UK government open standards policy in international dispute
The UK Government policy on open standards appears to be placing them in direct conflict with international standards organisations. The UK policy is designed to level the playing field between proprietary and open source software by requiring only royalty free intellectual property be included in standards referenced for government procurement.
A report in Computer Weekly cites a letter written by the chairman of the Joint Presidents Group (JPG) CEN/CENELEC/ETSI, Juan Carlos López Agüí, to the minister for the Cabinet Office, Francis Maude. The letter says that the UK government's definition of open standards "is on a road towards excluding standards from the majority of the most important standards bodies... from being used in UK public procurement". Agüí says that the problem is the requirement that standards must have intellectual property irrevocably available on a royalty free basis. Many international standards contain references to royalty-bearing intellectual property such as patents surrounding, for example, the H.264 video standard which has an entire royalty gathering business built around it.

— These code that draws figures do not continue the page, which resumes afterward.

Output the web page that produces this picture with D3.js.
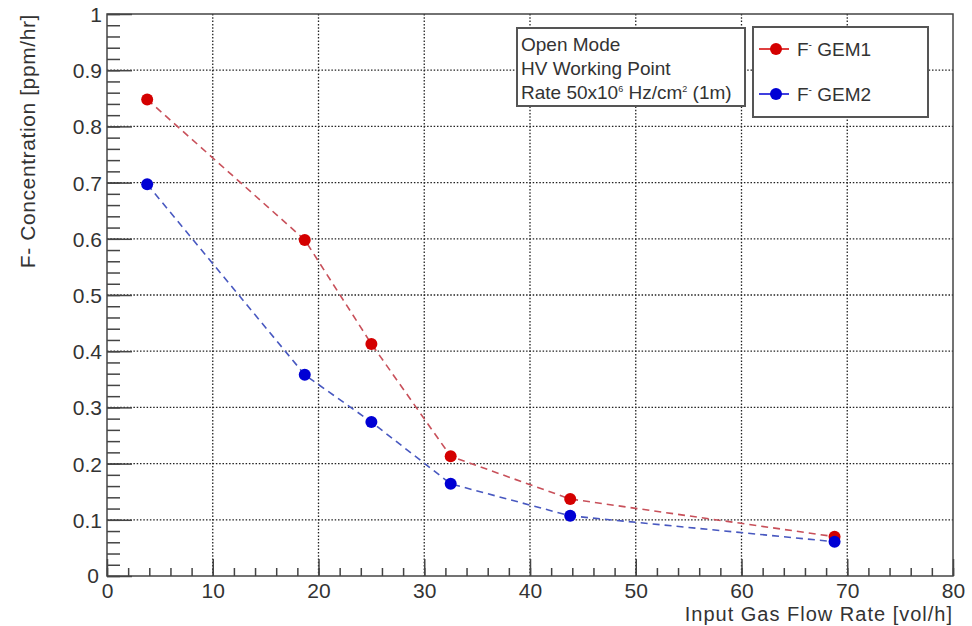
<!DOCTYPE html>
<html>
<head>
<meta charset="utf-8">
<script src="https://cdn.jsdelivr.net/npm/d3@7"></script>
<style>
  body { margin: 0; background: #fff; }
  text { font-family: "Liberation Sans", Arial, sans-serif; fill: #333; }
</style>
</head>
<body>
<div id="chart"></div>
<script>
// data
const flowRate = [3.8, 18.7, 25.0, 32.5, 43.8, 68.8];
const gem1 = [0.848, 0.598, 0.413, 0.213, 0.137, 0.070];
const gem2 = [0.697, 0.358, 0.274, 0.164, 0.107, 0.061];
const xTicks = [0, 10, 20, 30, 40, 50, 60, 70, 80];
const yTicks = [0, 0.1, 0.2, 0.3, 0.4, 0.5, 0.6, 0.7, 0.8, 0.9, 1];
const infoLines = ["Open Mode", "HV Working Point"];

const width = 972;
const height = 626;
const padL = 107, padR = 953, padT = 14, padB = 576;

const svg = d3.select("#chart").append("svg")
    .attr("width", width)
    .attr("height", height);

//----------------------------SCALES----------------------------//
const x = d3.scaleLinear().domain([0, 80]).range([padL, padR]);
const y = d3.scaleLinear().domain([0, 1]).range([padB, padT]);

//-----------------------------GRID-----------------------------//
const grid = svg.append("g");
grid.selectAll(".gx")
    .data(xTicks.slice(1, -1))
    .enter().append("line")
    .attr("x1", d => x(d)).attr("x2", d => x(d))
    .attr("y1", padT).attr("y2", padB)
    .attr("stroke", "#222").attr("stroke-width", 1.3)
    .attr("stroke-dasharray", "1.5,1.8");
grid.selectAll(".gy")
    .data(yTicks.slice(1, -1))
    .enter().append("line")
    .attr("x1", padL).attr("x2", padR)
    .attr("y1", d => y(d)).attr("y2", d => y(d))
    .attr("stroke", "#222").attr("stroke-width", 1.3)
    .attr("stroke-dasharray", "1.5,1.8");

//-----------------------------AXES-----------------------------//
// minor ticks
svg.append("g")
    .attr("transform", "translate(0," + padB + ")")
    .call(d3.axisTop(x).tickValues(d3.range(0, 81, 2)).tickSize(8).tickFormat(""))
    .call(g => g.select(".domain").remove())
    .selectAll("line").attr("stroke", "#444").attr("stroke-width", 1.5);

svg.append("g")
    .attr("transform", "translate(" + padL + ",0)")
    .call(d3.axisRight(y).tickValues(d3.range(0, 51).map(i => i * 0.02)).tickSize(13).tickFormat(""))
    .call(g => g.select(".domain").remove())
    .selectAll("line").attr("stroke", "#444").attr("stroke-width", 1.5);

// major ticks
const xAxis = svg.append("g")
    .attr("transform", "translate(0," + padB + ")")
    .call(d3.axisTop(x).tickValues(xTicks).tickSize(17).tickFormat(d3.format("d")));
xAxis.select(".domain").remove();
xAxis.selectAll("line").attr("stroke", "#444").attr("stroke-width", 1.5);
xAxis.selectAll("text")
    .attr("y", 22)
    .attr("dy", 0)
    .style("font-size", "21px")
    .style("text-anchor", "middle");

const yAxis = svg.append("g")
    .attr("transform", "translate(" + padL + ",0)")
    .call(d3.axisRight(y).tickValues(yTicks).tickSize(25).tickFormat(d => d === 0 || d === 1 ? d3.format("d")(d) : d3.format(".1f")(d)));
yAxis.select(".domain").remove();
yAxis.selectAll("line").attr("stroke", "#444").attr("stroke-width", 1.5);
yAxis.selectAll("text")
    .attr("x", -5)
    .attr("dy", "0.36em")
    .style("font-size", "21px")
    .style("text-anchor", "end");
// ROOT nudges the zero label to the left
yAxis.selectAll("text").filter(d => d === 0).attr("x", -8).attr("dy", "0.3em");

// frame
svg.append("rect")
    .attr("x", padL).attr("y", padT)
    .attr("width", padR - padL).attr("height", padB - padT)
    .attr("fill", "none").attr("stroke", "#444").attr("stroke-width", 1.5);

//-----------------------------TITLES---------------------------//
svg.append("text")
    .attr("x", padR).attr("y", 621)
    .style("font-size", "20px")
    .style("letter-spacing", "1px")
    .style("text-anchor", "end")
    .text("Input Gas Flow Rate [vol/h]");

svg.append("text")
    .attr("transform", "translate(35," + padT + ") rotate(-90)")
    .style("font-size", "21px")
    .style("letter-spacing", "0.6px")
    .style("text-anchor", "end")
    .text("F- Concentration [ppm/hr]");

//----------------------------LINES-----------------------------//
const series = [
    { name: "GEM1", values: gem1, marker: "#d40000", line: "#c8505a" },
    { name: "GEM2", values: gem2, marker: "#0000d4", line: "#4858c0" }
];

const line = d3.line()
    .x((d, i) => x(flowRate[i]))
    .y(d => y(d));

const lines = svg.selectAll(".series")
    .data(series)
    .enter().append("g");

lines.append("path")
    .attr("d", d => line(d.values))
    .attr("fill", "none")
    .attr("stroke", d => d.line)
    .attr("stroke-width", 1.6)
    .attr("stroke-dasharray", "7,5");

lines.each(function(s) {
    d3.select(this).selectAll("circle")
        .data(s.values)
        .enter().append("circle")
        .attr("cx", (d, i) => x(flowRate[i]))
        .attr("cy", d => y(d))
        .attr("r", 6)
        .attr("fill", s.marker);
});

//----------------------------INFO BOX--------------------------//
const info = svg.append("g");
info.append("rect")
    .attr("x", 517).attr("y", 28)
    .attr("width", 228).attr("height", 78)
    .attr("fill", "#fff").attr("stroke", "#555").attr("stroke-width", 2);
info.selectAll(".info")
    .data(infoLines)
    .enter().append("text")
    .attr("x", 521)
    .attr("y", (d, i) => 51 + i * 24)
    .style("font-size", "19px")
    .text(d => d);
const rate = info.append("text")
    .attr("x", 521).attr("y", 99)
    .style("font-size", "19px");
rate.append("tspan").text("Rate 50x10");
rate.append("tspan").attr("dy", -7).style("font-size", "9px").text("6");
rate.append("tspan").attr("dy", 7).text(" Hz/cm");
rate.append("tspan").attr("dy", -7).style("font-size", "9px").text("2");
rate.append("tspan").attr("dy", 7).text(" (1m)");

//----------------------------LEGEND----------------------------//
const legend = svg.append("g");
legend.append("rect")
    .attr("x", 753).attr("y", 27)
    .attr("width", 175).attr("height", 90)
    .attr("fill", "#fff").attr("stroke", "#555").attr("stroke-width", 2);

const items = legend.selectAll(".item")
    .data(series)
    .enter().append("g")
    .attr("transform", (d, i) => "translate(0," + (49 + i * 45) + ")");
items.append("line")
    .attr("x1", 759).attr("x2", 789)
    .attr("stroke", d => d.marker).attr("stroke-width", 1.5);
items.append("circle")
    .attr("cx", 776).attr("r", 6)
    .attr("fill", d => d.marker);
const lt = items.append("text")
    .attr("x", 797).attr("y", 7)
    .style("font-size", "19px");
lt.append("tspan").text("F");
lt.append("tspan").attr("dy", -8).style("font-size", "10px").text("-");
lt.append("tspan").attr("dy", 8).text(d => " " + d.name);
</script>
</body>
</html>
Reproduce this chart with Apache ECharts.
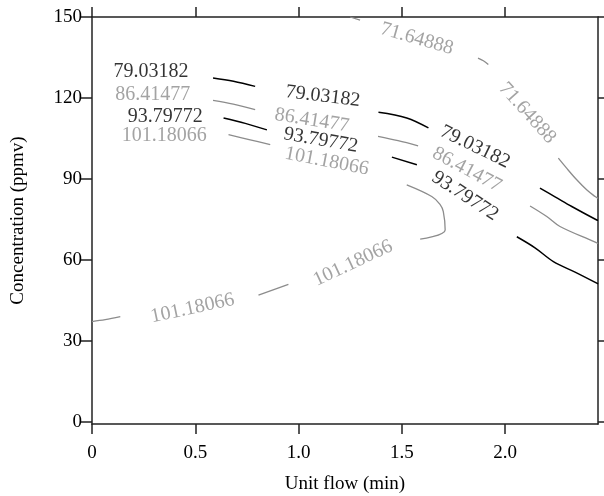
<!DOCTYPE html>
<html>
<head>
<meta charset="utf-8">
<script src="https://cdn.jsdelivr.net/npm/echarts@6/dist/echarts.min.js"></script>
<style>html,body{margin:0;padding:0;background:#fff}#c{width:604px;height:496px}</style>
</head>
<body>
<div id="c"></div>
<script>
// ---- data ----
const xTicks = [0, 0.5, 1.0, 1.5, 2.0];
const yTicks = [0, 30, 60, 90, 120, 150];
const levels = ['71.64888', '79.03182', '86.41477', '93.79772', '101.18066'];
const levelTone = ['gray', 'black', 'gray', 'black', 'gray'];

// contour line segments (x: unit flow, y: concentration)
const c71 = [
  [[1.25,150],[1.298,148.8]],
  [[1.869,134.8],[1.895,133.8],[1.919,132.4]],
  [[2.258,97.7],[2.298,94.0],[2.347,89.7],[2.395,86.0],[2.436,83.5],[2.45,82.8]]
];
const c79 = [
  [[0.586,127.4],[0.685,126.2],[0.790,124.3]],
  [[1.387,114.7],[1.524,112.6],[1.629,108.9]],
  [[2.169,86.6],[2.242,83.4],[2.323,79.8],[2.444,74.8],[2.45,74.7]]
];
const c86 = [
  [[0.586,119.1],[0.684,117.7],[0.790,115.7]],
  [[1.385,105.8],[1.482,104.2],[1.579,102.3]],
  [[2.121,80.0],[2.202,76.1],[2.266,72.4],[2.431,66.8],[2.45,66.1]]
];
const c94 = [
  [[0.637,112.6],[0.742,110.6],[0.847,108.2]],
  [[1.452,98.1],[1.573,95.3]],
  [[2.057,68.6],[2.145,64.5],[2.234,59.4],[2.339,55.5],[2.444,51.4],[2.45,51.1]]
];
const c101 = [
  [[0.661,106.4],[0.766,104.5],[0.863,102.7]],
  [[1.524,87.8],[1.645,83.5],[1.685,80.6],[1.701,77.9],[1.710,71.1],[1.589,67.7]],
  [[0.806,47.0],[0.951,51.0]],
  [[0,37.2],[0.064,37.9],[0.137,39.0]]
];
// contour labels: [x, y, angle]
const l71 = [[1.573,141.9,-16],[2.108,114.4,-48]];
const l79 = [[0.286,129.9,0],[1.118,120.6,-7],[1.855,101.9,-26]];
const l86 = [[0.294,121.2,0],[1.065,111.7,-9],[1.815,93.4,-28]];
const l94 = [[0.355,112.9,0],[1.108,104.3,-10],[1.806,83.7,-33]];
const l101 = [[0.350,106.1,0],[1.137,96.5,-11],[1.264,58.8,25],[0.487,42.1,12]];

const lines = [c71, c79, c86, c94, c101];
const labels = [l71, l79, l86, l94, l101];

// ---- styles ----
const FONT = 'Liberation Serif';
const tone = { gray: '#8c8c8c', black: '#000000' };
const axisCol = '#222';

const series = [];
lines.forEach((segs, i) => {
  segs.forEach(seg => {
    series.push({
      type: 'line', data: seg, showSymbol: false, symbol: 'none', smooth: 0.35,
      lineStyle: { color: tone[levelTone[i]], width: levelTone[i] === 'black' ? 1.5 : 1.3 },
      silent: true, z: 3
    });
  });
});
labels.forEach((ls, i) => {
  series.push({
    type: 'scatter', symbolSize: 0, silent: true, z: 4,
    data: ls.map(p => ({ value: [p[0], p[1]], label: { rotate: p[2] } })),
    label: {
      show: true, position: 'inside', formatter: () => levels[i],
      color: tone[levelTone[i]], fontFamily: FONT, fontSize: 20,
      align: 'center', verticalAlign: 'middle'
    }
  });
});

const chart = echarts.init(document.getElementById('c'), null, { renderer: 'canvas' });
chart.setOption({
  animation: false,
  backgroundColor: '#fff',
  grid: { left: 92, right: 6, top: 17, bottom: 72, containLabel: false, outerBoundsMode: 'none' },
  xAxis: [
    {
      type: 'value', position: 'bottom', min: 0, max: 2.45,
      name: 'Unit flow (min)', nameLocation: 'middle', nameGap: 51,
      nameTextStyle: { fontFamily: FONT, fontSize: 19, color: '#000' },
      axisLine: { show: true, onZero: false, lineStyle: { color: axisCol, width: 1.5 } },
      axisTick: { show: true, inside: false, length: 10, customValues: xTicks, lineStyle: { color: axisCol, width: 1.5 } },
      axisLabel: { show: true, customValues: xTicks, margin: 20, fontFamily: FONT, fontSize: 19, color: '#000',
        formatter: v => v === 0 ? '0' : v.toFixed(1) },
      splitLine: { show: false }
    },
    {
      type: 'value', position: 'top', min: 0, max: 2.45,
      axisLine: { show: true, onZero: false, lineStyle: { color: axisCol, width: 1.5 } },
      axisTick: { show: true, inside: false, length: 10, customValues: xTicks, lineStyle: { color: axisCol, width: 1.5 } },
      axisLabel: { show: false },
      splitLine: { show: false }
    }
  ],
  yAxis: [
    {
      type: 'value', position: 'left', min: -0.75, max: 150,
      name: 'Concentration (ppmv)', nameLocation: 'middle', nameGap: 64,
      nameTextStyle: { fontFamily: FONT, fontSize: 19, color: '#000' },
      axisLine: { show: true, onZero: false, lineStyle: { color: axisCol, width: 1.5 } },
      axisTick: { show: true, inside: false, length: 11, customValues: yTicks, lineStyle: { color: axisCol, width: 1.5 } },
      axisLabel: { show: true, customValues: yTicks, margin: 10, fontFamily: FONT, fontSize: 19, color: '#000' },
      splitLine: { show: false }
    },
    {
      type: 'value', position: 'right', min: -0.75, max: 150,
      axisLine: { show: true, onZero: false, lineStyle: { color: axisCol, width: 1.5 } },
      axisTick: { show: true, inside: false, length: 8, customValues: yTicks, lineStyle: { color: axisCol, width: 1.5 } },
      axisLabel: { show: false },
      splitLine: { show: false }
    }
  ],
  series: series
});
</script>
</body>
</html>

According to the report, it is believed that the ISO will also soon intervene over UK government policy on a similar basis. If the UK government tried to use international standards without paying royalties, David Bell of the BSI suggests that it would break a number of international conventions and result in the UK being "kicked out of the international standards-making community". Last year, the European Interoperability Framework v2 lost its royalty free clauses after lobbying by international standards bodies and larger software companies.
A Cabinet Office spokeswoman told Computer Weekly the standards policy was "not set in stone" and the UK definition was currently in consultation. That consultation includes a survey which, in section 12, asks if Microsoft Word, Excel and Powerpoint should be considered as standards for the public sector.